Bregazzi provided the password to CPI before he was retained as a consultant on Looting the Seas, according to former CPI journalist David Kaplan’s January 2011 resignation letter.

When analyzing the journalistic ethics of a particular story, Professor Boynton said, "It’s also important to consider the motivation of the source providing the access to the information. In other words, how are the media being ‘used’ to further an agenda?"

Paying sources, regardless of the information they are providing, is generally frowned upon in American media.

"Most reputable news organizations do not pay sources for information. To do so can undermine the integrity of the information," writes NYU professor Adam L. Penenberg in the NYU Journalism Handbook for Students.

Bregazzi served as an official Greenpeace observer to at least four Special and Ordinary Meetings of ICCAT in Croatia.

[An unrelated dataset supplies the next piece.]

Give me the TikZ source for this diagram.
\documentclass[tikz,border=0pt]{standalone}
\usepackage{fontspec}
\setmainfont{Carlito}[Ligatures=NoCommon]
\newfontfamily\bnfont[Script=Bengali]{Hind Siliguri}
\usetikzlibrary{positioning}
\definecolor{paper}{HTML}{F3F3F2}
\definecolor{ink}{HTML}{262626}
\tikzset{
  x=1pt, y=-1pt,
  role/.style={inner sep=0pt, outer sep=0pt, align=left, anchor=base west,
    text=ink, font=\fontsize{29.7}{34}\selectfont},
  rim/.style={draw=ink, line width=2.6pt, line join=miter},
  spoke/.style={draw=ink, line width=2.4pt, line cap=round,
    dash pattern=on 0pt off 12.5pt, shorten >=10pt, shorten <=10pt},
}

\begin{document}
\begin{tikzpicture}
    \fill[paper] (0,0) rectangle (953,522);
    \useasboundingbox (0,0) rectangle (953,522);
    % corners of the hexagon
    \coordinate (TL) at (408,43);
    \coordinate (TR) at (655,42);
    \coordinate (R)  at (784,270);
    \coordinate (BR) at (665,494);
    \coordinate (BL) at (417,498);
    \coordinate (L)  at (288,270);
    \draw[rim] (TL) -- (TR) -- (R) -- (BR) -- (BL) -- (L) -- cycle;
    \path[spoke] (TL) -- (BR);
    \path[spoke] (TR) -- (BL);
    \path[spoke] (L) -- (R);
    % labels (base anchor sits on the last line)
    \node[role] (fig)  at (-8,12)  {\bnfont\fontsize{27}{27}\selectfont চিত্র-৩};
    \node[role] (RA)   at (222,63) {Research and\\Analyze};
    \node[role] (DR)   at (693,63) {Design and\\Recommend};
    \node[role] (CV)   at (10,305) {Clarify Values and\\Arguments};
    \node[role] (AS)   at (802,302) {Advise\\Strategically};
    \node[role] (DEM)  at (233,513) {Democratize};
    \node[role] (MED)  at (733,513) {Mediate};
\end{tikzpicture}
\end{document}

CPI chief operating officer Ellen McPeake has her own ties to the activist environmental organization, having served on the board of Greenpeace and worked as Greenpeace COO.

CPI was accused of coordinating with Greenpeace in August 2011 when the nonprofit news organization and the environmental advocacy group both published reports on Koch Industries’ safety policies on the same day.

CPI communications director Barrett told Politico that a deal was arranged to allow his organization to publish its study first, though CPI failed to mention the coordination until pressed by the Politico reporter.

Bregazzi declined to answer questions emailed to him by the Washington Free Beacon.

"As you can easily imagine at this point, I do not wish to further entertain any communication whatsoever with you or your newspaper," wrote Bregazzi in an email.

"I must therefore ask you to refrain from ever getting in touch with me again, as I will definitively explore other options to have my name fully cleared from such a mediocre botch," Bregazzi wrote.

The CPI Board mandated staff training sessions in the aftermath of the tuna controversy.

"Ultimately, if a journalist or media outlet decides to break the law, he also has to be aware of and ready to face the consequences," said Professor Boynton.